The giving reflects Harry Kraft’s teaching: wealth means nothing without a good name. In 2020, during the COVID-19 pandemic, Kraft used the Patriots’ team plane to fly 1.2 million N95 masks from China to hospitals in Massachusetts and New York. The gesture made headlines. For Kraft, it was simply what his father would have expected.

The Hamptons and Beyond

While Kraft’s primary residence remains in Brookline—the same neighborhood where he grew up in rented apartments—his real estate portfolio extends to the most exclusive enclaves in America. His $43 million Hamptons estate provides the kind of privacy and prestige befitting a billionaire owner of an NFL dynasty.

The property reflects Kraft’s evolution from working-class Brookline to the upper echelons of American wealth. Still, friends say he remains the same person who couldn’t carry money on Saturdays, who learned leadership presiding over youth services at Kehillath Israel. The fortune changed his circumstances. It didn’t change his values.

The Second Chapter

When Myra died in 2011, Kraft was devastated. “I sort of feel robbed,” he said. “Our plan was that she was going to outlive me by 30 years.” His children worried they might lose him too.
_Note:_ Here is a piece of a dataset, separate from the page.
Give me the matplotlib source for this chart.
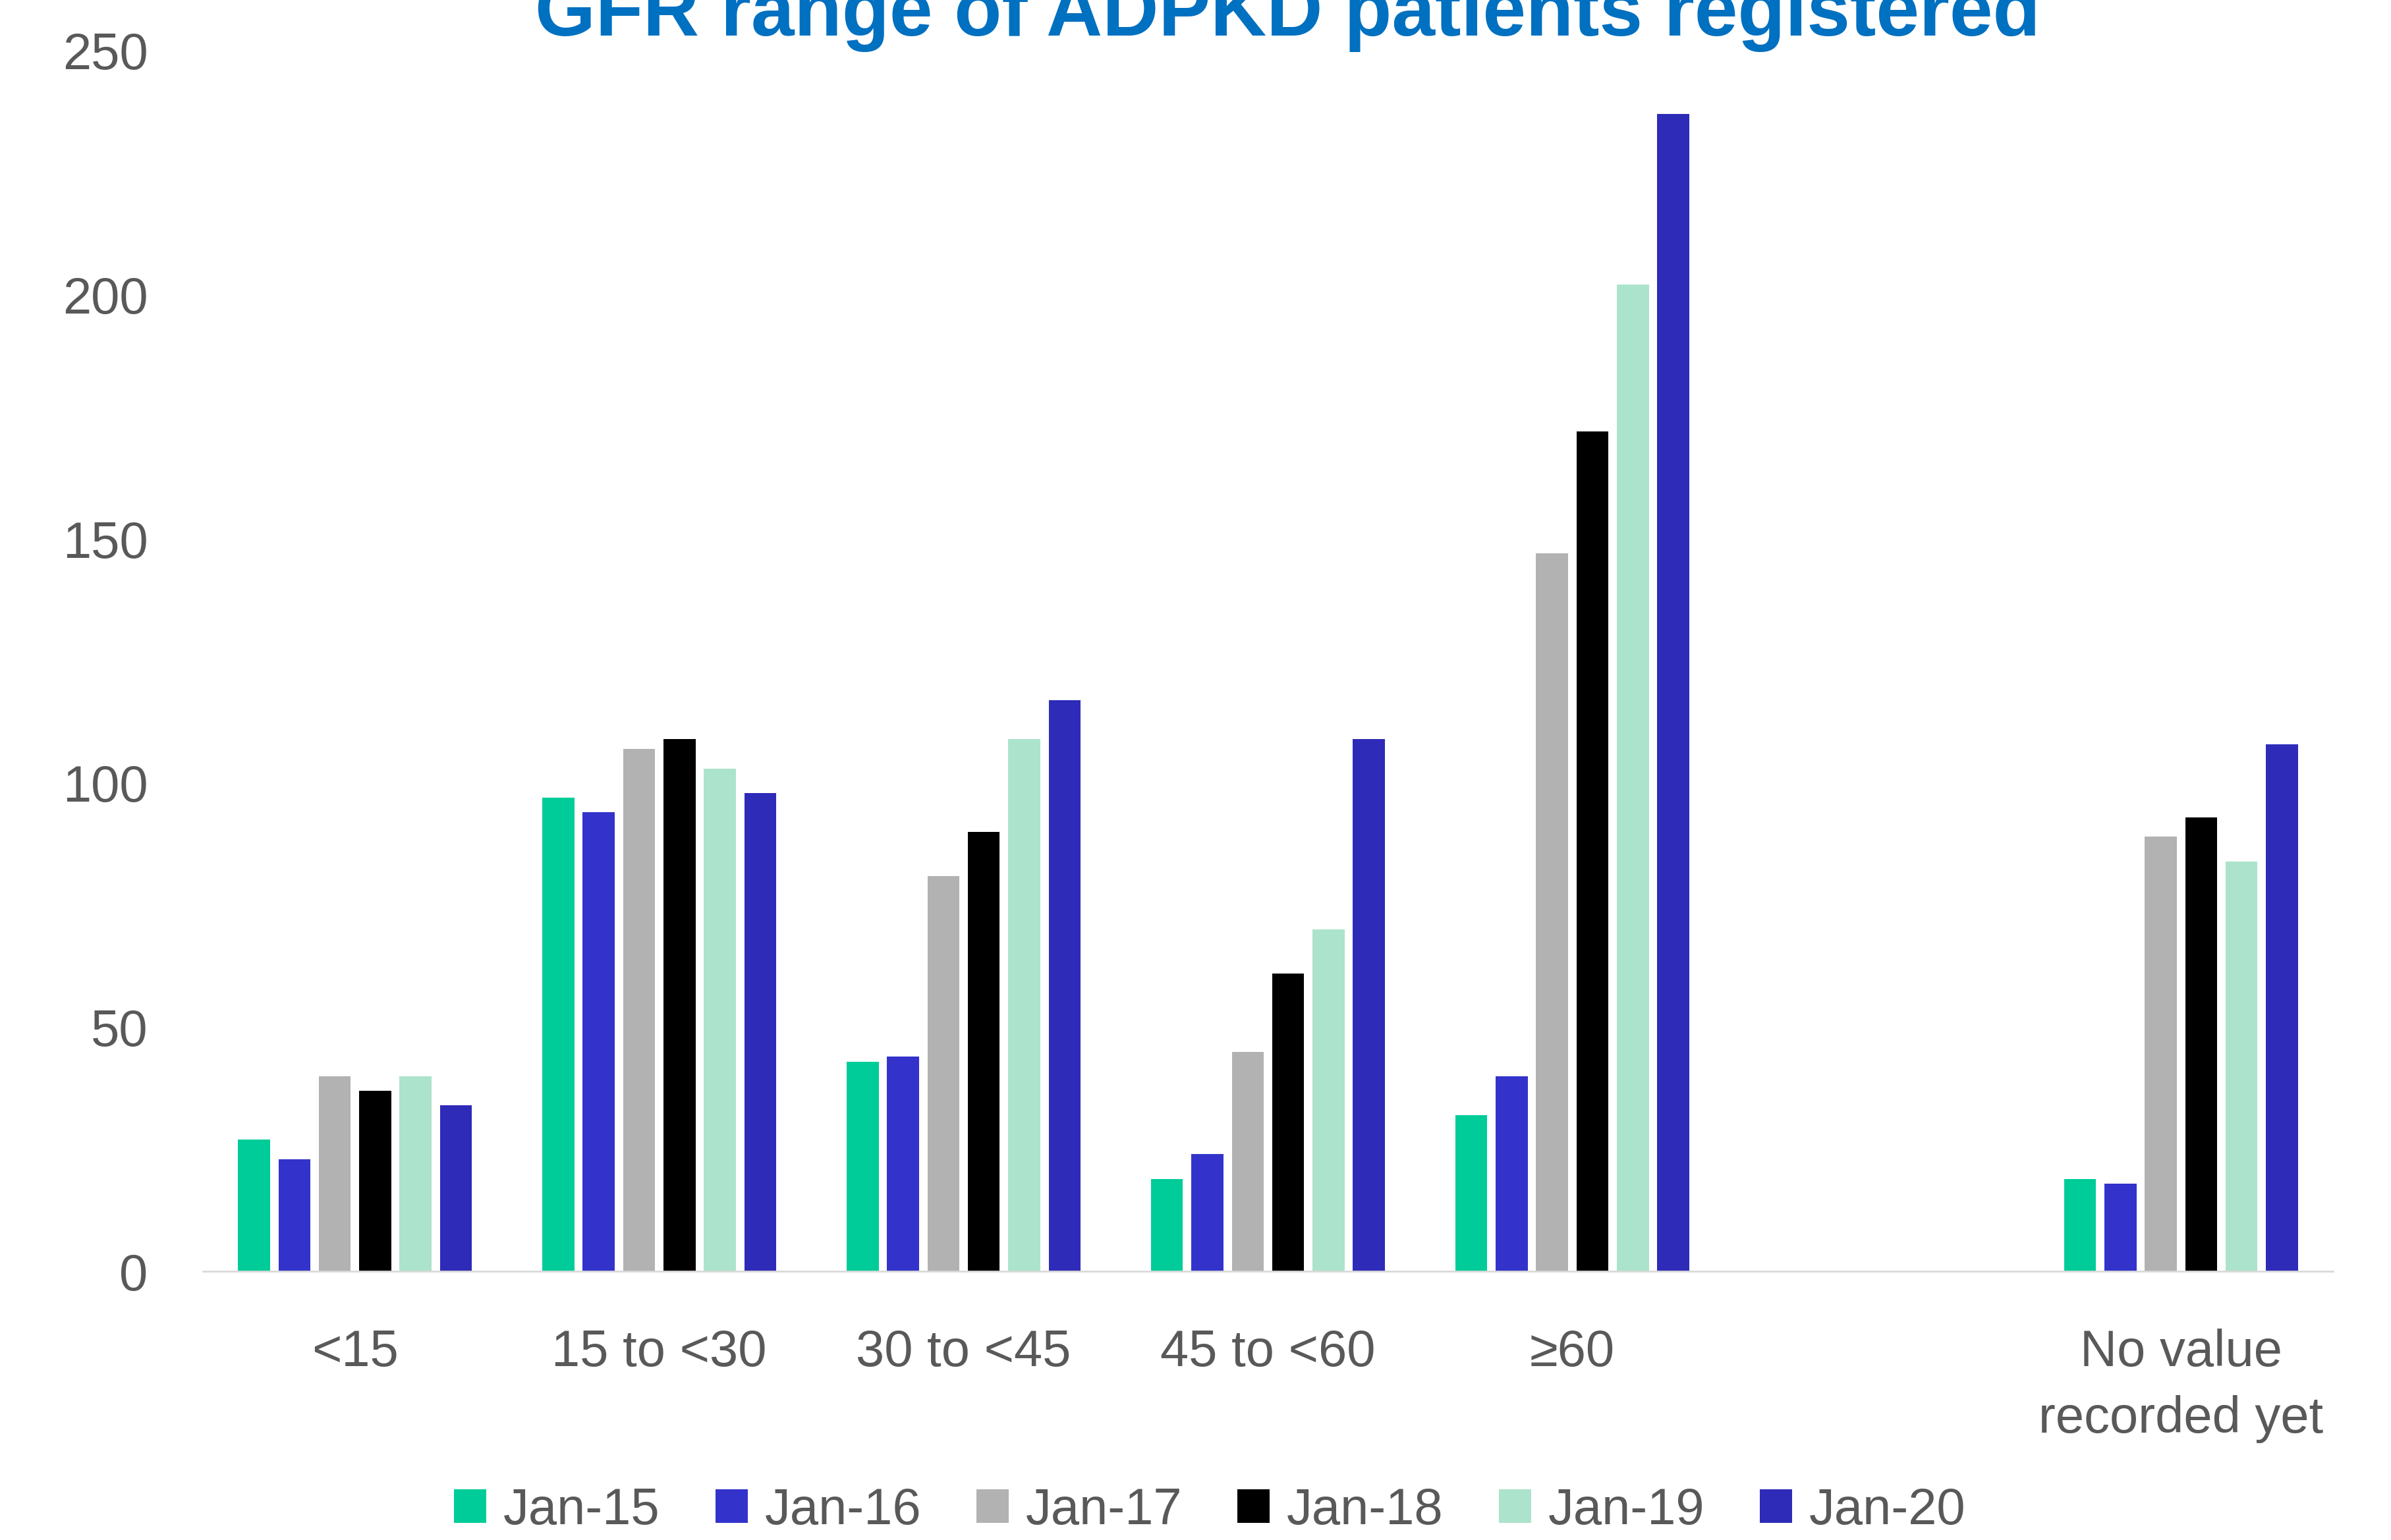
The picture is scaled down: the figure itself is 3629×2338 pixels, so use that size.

The 2011 Patriots season was dedicated to Myra, with players wearing “MHK” patches on their jerseys.

“I’m blessed with four great children and eight grandchildren,” Kraft said. “But you go home, and you go home alone, and no one’s there. It’s just really sad.” For a year, he struggled. Then, gradually, he emerged.

In October 2022, Kraft married Dr. Dana Blumberg, an ophthalmologist 33 years his junior. Elton John performed at the wedding. Tom Brady attended. “I had a tremendous first wife,” Kraft said. “I never believed I would get married again, then I met a woman who was just off the charts, and she made me very happy.”

Still That Boy, Still Becoming

At 84, Robert Kraft remains chairman and CEO of the Kraft Group and the New England Patriots. His four sons—Jonathan, Daniel, Joshua, and David—have been integrated into various aspects of the family business, from packaging operations to sports management. Succession planning is underway, but Kraft hasn’t slowed down.

The Patriots hired Mike Vrabel as head coach in January 2025, beginning their next chapter without the Belichick-Brady dynasty. The team faces a rebuilding phase, but Kraft has rebuilt before. He’s done it his whole life—taking what others discarded and finding value where nobody else looked.

The Lesson in the Numbers

Consider what Robert Kraft’s $11.8 billion represents. First, it represents the earnings of a man who started as a newspaper boy outside Braves Stadium. Second, it represents the patience of a chess player who spent nine years acquiring parking lots and stadiums before finally claiming his prize. Third, it represents the faith of a father who taught his son that character matters more than commerce.

Harry Kraft never got rich selling dresses in Chinatown. But he raised a son worth $11.8 billion who still measures himself by his father’s standard: “Is everyone who has come in contact with me today richer for having had that experience?”

The answer, for tens of thousands of Patriots fans who watched six Super Bowl victories, for the communities transformed by Kraft philanthropy, for the league saved by his intervention during the 2011 lockout, appears to be yes. The dress manufacturer’s son kept the good name and multiplied it a billion times over.